Eigentlich ist es ein total grüner Lebensentwurf oder auch nur die Widerspenstigkeit junger Jahre, sich von den Konventionen zu verabschieden - 68er juchee! - und bis dahin fühlte ich mich auch nicht gerade so alt wie ich bin. Doch schmiere ich es niemandem auf´s Brot – ich selbst fühle mich damit noch am besten, wenn ich denn nicht wieder von allen Seiten mit Pflichten und Must-haves zugebombt werde, die jemand für sich entdeckt hat und die nun anderen aufdrücken wollen. Und da ist es mir wumpe, ob das der CDU-Weißmann ist oder der Grünspan, der nichts anderes im Sinn hat als einen Territorialkrieg zu führen, um letztlich als Sieger über die Nachbarschaft zu herrschen. Und das ist der eigentliche Grund, warum ich die Grünen nicht mag. Weil sie so grün wie schwarz sind. Spießer, ja fast schon schlimmer als jene von „sellemols“, wie man lapidar im Pfälzischen sagt – von anno dazumal. Die alten weißen Männer. Nur heute in bunt. Vor allem grün. Und wenn nicht knospenblattgrün, so wie ich es gerade wieder feiere, weil die Farben in die Landschaft zurückkehren, dann NATO-Olivgrün. Und das feiere ich null.

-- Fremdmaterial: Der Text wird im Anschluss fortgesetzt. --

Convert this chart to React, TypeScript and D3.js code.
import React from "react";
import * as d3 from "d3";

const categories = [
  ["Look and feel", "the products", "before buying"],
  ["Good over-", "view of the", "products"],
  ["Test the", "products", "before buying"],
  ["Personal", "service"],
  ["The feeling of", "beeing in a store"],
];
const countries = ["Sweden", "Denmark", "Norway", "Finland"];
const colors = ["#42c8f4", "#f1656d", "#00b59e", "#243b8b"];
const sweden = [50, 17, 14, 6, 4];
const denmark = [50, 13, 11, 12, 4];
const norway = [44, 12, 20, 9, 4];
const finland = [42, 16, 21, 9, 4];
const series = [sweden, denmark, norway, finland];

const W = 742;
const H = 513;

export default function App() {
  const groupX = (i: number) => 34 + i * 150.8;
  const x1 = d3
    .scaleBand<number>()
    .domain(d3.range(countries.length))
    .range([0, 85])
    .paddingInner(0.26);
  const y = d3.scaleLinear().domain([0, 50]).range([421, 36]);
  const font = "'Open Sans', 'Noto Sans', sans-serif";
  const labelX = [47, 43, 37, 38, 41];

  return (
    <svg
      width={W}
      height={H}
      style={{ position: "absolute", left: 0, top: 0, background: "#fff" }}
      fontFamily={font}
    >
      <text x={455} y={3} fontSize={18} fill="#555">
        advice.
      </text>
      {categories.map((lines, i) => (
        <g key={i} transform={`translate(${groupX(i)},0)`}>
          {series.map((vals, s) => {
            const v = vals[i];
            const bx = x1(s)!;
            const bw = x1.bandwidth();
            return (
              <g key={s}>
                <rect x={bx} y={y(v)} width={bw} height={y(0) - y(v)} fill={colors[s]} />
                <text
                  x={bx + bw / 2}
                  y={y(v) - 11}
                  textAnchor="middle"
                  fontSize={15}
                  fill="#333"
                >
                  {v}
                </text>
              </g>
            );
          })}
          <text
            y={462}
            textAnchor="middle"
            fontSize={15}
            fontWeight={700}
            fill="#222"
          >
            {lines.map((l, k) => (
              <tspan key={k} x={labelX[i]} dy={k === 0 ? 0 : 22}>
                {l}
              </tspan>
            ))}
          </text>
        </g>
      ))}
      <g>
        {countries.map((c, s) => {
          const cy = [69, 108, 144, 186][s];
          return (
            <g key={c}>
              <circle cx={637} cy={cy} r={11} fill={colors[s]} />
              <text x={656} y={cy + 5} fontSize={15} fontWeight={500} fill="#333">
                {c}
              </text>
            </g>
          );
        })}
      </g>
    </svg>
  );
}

Bevor jetzt die Keulen auf mich einfliegen: Natürlich ist nicht jede(r) so. Es ist aber auch normal, dass man sich vielen Codes unterwirft – Dresscodes, Sprache, Themen, man verfällt automatisch dem Herdentrieb. Das ist menschlich, aber auch entlarvend, wenn eine Gruppe sich demselben Widerspruch hingibt. Und dann fühle ich mich eher jenen verbunden, die die Klischees innerhalb der Gruppe aufrollen. Und da ist links oder rechts oder sonstwas unwichtig.